:: STATED GOAL ::
Please write out the material that follows, exactly as it stands.

:: RAW DATA ::
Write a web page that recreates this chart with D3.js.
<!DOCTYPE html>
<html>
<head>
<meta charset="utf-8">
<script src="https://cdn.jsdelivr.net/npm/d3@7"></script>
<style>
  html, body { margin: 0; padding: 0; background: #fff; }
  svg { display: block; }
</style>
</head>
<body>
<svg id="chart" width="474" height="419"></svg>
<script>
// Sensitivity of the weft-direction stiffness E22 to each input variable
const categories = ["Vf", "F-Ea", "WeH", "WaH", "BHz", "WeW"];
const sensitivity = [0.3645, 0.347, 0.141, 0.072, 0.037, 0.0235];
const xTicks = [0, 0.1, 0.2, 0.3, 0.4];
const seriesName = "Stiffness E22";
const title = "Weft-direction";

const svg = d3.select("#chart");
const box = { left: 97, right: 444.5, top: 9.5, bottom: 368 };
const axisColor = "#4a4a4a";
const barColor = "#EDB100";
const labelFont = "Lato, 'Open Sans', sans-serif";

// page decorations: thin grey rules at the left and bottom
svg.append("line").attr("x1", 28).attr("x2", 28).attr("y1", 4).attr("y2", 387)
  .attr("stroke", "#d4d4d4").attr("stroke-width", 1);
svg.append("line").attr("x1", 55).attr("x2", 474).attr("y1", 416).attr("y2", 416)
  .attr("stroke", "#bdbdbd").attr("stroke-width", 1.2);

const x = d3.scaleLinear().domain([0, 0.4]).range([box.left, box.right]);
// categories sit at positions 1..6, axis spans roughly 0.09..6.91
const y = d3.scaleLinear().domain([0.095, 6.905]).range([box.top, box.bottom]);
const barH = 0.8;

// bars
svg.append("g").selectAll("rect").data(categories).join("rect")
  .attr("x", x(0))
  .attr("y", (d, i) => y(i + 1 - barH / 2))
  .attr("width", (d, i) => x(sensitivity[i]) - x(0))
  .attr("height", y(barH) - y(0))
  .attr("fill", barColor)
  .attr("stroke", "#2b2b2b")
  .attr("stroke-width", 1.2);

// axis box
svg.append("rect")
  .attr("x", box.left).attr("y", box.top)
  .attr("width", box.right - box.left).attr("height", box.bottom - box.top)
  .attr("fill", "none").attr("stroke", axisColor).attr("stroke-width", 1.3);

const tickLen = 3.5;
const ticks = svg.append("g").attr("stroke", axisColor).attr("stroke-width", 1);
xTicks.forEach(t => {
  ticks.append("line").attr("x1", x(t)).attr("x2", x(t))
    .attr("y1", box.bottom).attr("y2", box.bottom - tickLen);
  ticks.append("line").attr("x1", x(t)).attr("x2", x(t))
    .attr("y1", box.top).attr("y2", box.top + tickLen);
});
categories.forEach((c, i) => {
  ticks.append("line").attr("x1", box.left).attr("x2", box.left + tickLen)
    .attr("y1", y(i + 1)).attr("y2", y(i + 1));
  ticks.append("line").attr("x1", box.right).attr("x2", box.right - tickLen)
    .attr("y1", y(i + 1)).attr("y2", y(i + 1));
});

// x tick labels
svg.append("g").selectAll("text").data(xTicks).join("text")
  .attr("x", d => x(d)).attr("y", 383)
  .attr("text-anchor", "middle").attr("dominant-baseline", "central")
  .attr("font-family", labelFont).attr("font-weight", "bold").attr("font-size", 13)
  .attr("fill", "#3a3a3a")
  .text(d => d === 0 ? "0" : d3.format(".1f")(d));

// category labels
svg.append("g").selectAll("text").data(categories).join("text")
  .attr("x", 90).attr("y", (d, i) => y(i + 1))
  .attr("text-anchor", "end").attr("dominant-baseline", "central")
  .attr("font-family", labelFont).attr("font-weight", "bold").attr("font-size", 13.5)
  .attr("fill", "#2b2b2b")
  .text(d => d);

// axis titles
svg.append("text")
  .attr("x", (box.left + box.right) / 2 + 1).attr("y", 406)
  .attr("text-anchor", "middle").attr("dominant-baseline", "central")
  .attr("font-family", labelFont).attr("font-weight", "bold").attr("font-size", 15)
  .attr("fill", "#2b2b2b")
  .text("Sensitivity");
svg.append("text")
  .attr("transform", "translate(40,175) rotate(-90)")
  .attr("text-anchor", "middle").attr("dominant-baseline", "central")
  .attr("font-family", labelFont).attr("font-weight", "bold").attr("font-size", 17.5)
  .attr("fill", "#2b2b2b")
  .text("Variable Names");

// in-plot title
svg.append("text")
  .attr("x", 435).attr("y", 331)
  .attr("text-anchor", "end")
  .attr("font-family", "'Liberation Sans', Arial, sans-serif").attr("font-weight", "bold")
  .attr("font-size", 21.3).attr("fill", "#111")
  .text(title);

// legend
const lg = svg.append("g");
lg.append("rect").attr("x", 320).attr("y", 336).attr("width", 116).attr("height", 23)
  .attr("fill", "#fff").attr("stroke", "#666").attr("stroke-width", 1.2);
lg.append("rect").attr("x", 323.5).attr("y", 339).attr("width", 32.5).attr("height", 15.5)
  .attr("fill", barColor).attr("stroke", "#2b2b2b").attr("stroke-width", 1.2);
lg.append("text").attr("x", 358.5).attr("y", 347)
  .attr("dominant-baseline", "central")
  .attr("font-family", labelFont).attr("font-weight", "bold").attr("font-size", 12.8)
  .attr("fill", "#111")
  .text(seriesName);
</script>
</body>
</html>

:: WRITTEN ANSWER ::
Write a web page that recreates this chart with D3.js.
<!DOCTYPE html>
<html>
<head>
<meta charset="utf-8">
<script src="https://cdn.jsdelivr.net/npm/d3@7"></script>
<style>
  html, body { margin: 0; padding: 0; background: #fff; }
  svg { display: block; }
</style>
</head>
<body>
<svg id="chart" width="474" height="419"></svg>
<script>
// Sensitivity of the weft-direction stiffness E22 to each input variable
const categories = ["Vf", "F-Ea", "WeH", "WaH", "BHz", "WeW"];
const sensitivity = [0.3645, 0.347, 0.141, 0.072, 0.037, 0.0235];
const xTicks = [0, 0.1, 0.2, 0.3, 0.4];
const seriesName = "Stiffness E22";
const title = "Weft-direction";

const svg = d3.select("#chart");
const box = { left: 97, right: 444.5, top: 9.5, bottom: 368 };
const axisColor = "#4a4a4a";
const barColor = "#EDB100";
const labelFont = "Lato, 'Open Sans', sans-serif";

// page decorations: thin grey rules at the left and bottom
svg.append("line").attr("x1", 28).attr("x2", 28).attr("y1", 4).attr("y2", 387)
  .attr("stroke", "#d4d4d4").attr("stroke-width", 1);
svg.append("line").attr("x1", 55).attr("x2", 474).attr("y1", 416).attr("y2", 416)
  .attr("stroke", "#bdbdbd").attr("stroke-width", 1.2);

const x = d3.scaleLinear().domain([0, 0.4]).range([box.left, box.right]);
// categories sit at positions 1..6, axis spans roughly 0.09..6.91
const y = d3.scaleLinear().domain([0.095, 6.905]).range([box.top, box.bottom]);
const barH = 0.8;

// bars
svg.append("g").selectAll("rect").data(categories).join("rect")
  .attr("x", x(0))
  .attr("y", (d, i) => y(i + 1 - barH / 2))
  .attr("width", (d, i) => x(sensitivity[i]) - x(0))
  .attr("height", y(barH) - y(0))
  .attr("fill", barColor)
  .attr("stroke", "#2b2b2b")
  .attr("stroke-width", 1.2);

// axis box
svg.append("rect")
  .attr("x", box.left).attr("y", box.top)
  .attr("width", box.right - box.left).attr("height", box.bottom - box.top)
  .attr("fill", "none").attr("stroke", axisColor).attr("stroke-width", 1.3);

const tickLen = 3.5;
const ticks = svg.append("g").attr("stroke", axisColor).attr("stroke-width", 1);
xTicks.forEach(t => {
  ticks.append("line").attr("x1", x(t)).attr("x2", x(t))
    .attr("y1", box.bottom).attr("y2", box.bottom - tickLen);
  ticks.append("line").attr("x1", x(t)).attr("x2", x(t))
    .attr("y1", box.top).attr("y2", box.top + tickLen);
});
categories.forEach((c, i) => {
  ticks.append("line").attr("x1", box.left).attr("x2", box.left + tickLen)
    .attr("y1", y(i + 1)).attr("y2", y(i + 1));
  ticks.append("line").attr("x1", box.right).attr("x2", box.right - tickLen)
    .attr("y1", y(i + 1)).attr("y2", y(i + 1));
});

// x tick labels
svg.append("g").selectAll("text").data(xTicks).join("text")
  .attr("x", d => x(d)).attr("y", 383)
  .attr("text-anchor", "middle").attr("dominant-baseline", "central")
  .attr("font-family", labelFont).attr("font-weight", "bold").attr("font-size", 13)
  .attr("fill", "#3a3a3a")
  .text(d => d === 0 ? "0" : d3.format(".1f")(d));

// category labels
svg.append("g").selectAll("text").data(categories).join("text")
  .attr("x", 90).attr("y", (d, i) => y(i + 1))
  .attr("text-anchor", "end").attr("dominant-baseline", "central")
  .attr("font-family", labelFont).attr("font-weight", "bold").attr("font-size", 13.5)
  .attr("fill", "#2b2b2b")
  .text(d => d);

// axis titles
svg.append("text")
  .attr("x", (box.left + box.right) / 2 + 1).attr("y", 406)
  .attr("text-anchor", "middle").attr("dominant-baseline", "central")
  .attr("font-family", labelFont).attr("font-weight", "bold").attr("font-size", 15)
  .attr("fill", "#2b2b2b")
  .text("Sensitivity");
svg.append("text")
  .attr("transform", "translate(40,175) rotate(-90)")
  .attr("text-anchor", "middle").attr("dominant-baseline", "central")
  .attr("font-family", labelFont).attr("font-weight", "bold").attr("font-size", 17.5)
  .attr("fill", "#2b2b2b")
  .text("Variable Names");

// in-plot title
svg.append("text")
  .attr("x", 435).attr("y", 331)
  .attr("text-anchor", "end")
  .attr("font-family", "'Liberation Sans', Arial, sans-serif").attr("font-weight", "bold")
  .attr("font-size", 21.3).attr("fill", "#111")
  .text(title);

// legend
const lg = svg.append("g");
lg.append("rect").attr("x", 320).attr("y", 336).attr("width", 116).attr("height", 23)
  .attr("fill", "#fff").attr("stroke", "#666").attr("stroke-width", 1.2);
lg.append("rect").attr("x", 323.5).attr("y", 339).attr("width", 32.5).attr("height", 15.5)
  .attr("fill", barColor).attr("stroke", "#2b2b2b").attr("stroke-width", 1.2);
lg.append("text").attr("x", 358.5).attr("y", 347)
  .attr("dominant-baseline", "central")
  .attr("font-family", labelFont).attr("font-weight", "bold").attr("font-size", 12.8)
  .attr("fill", "#111")
  .text(seriesName);
</script>
</body>
</html>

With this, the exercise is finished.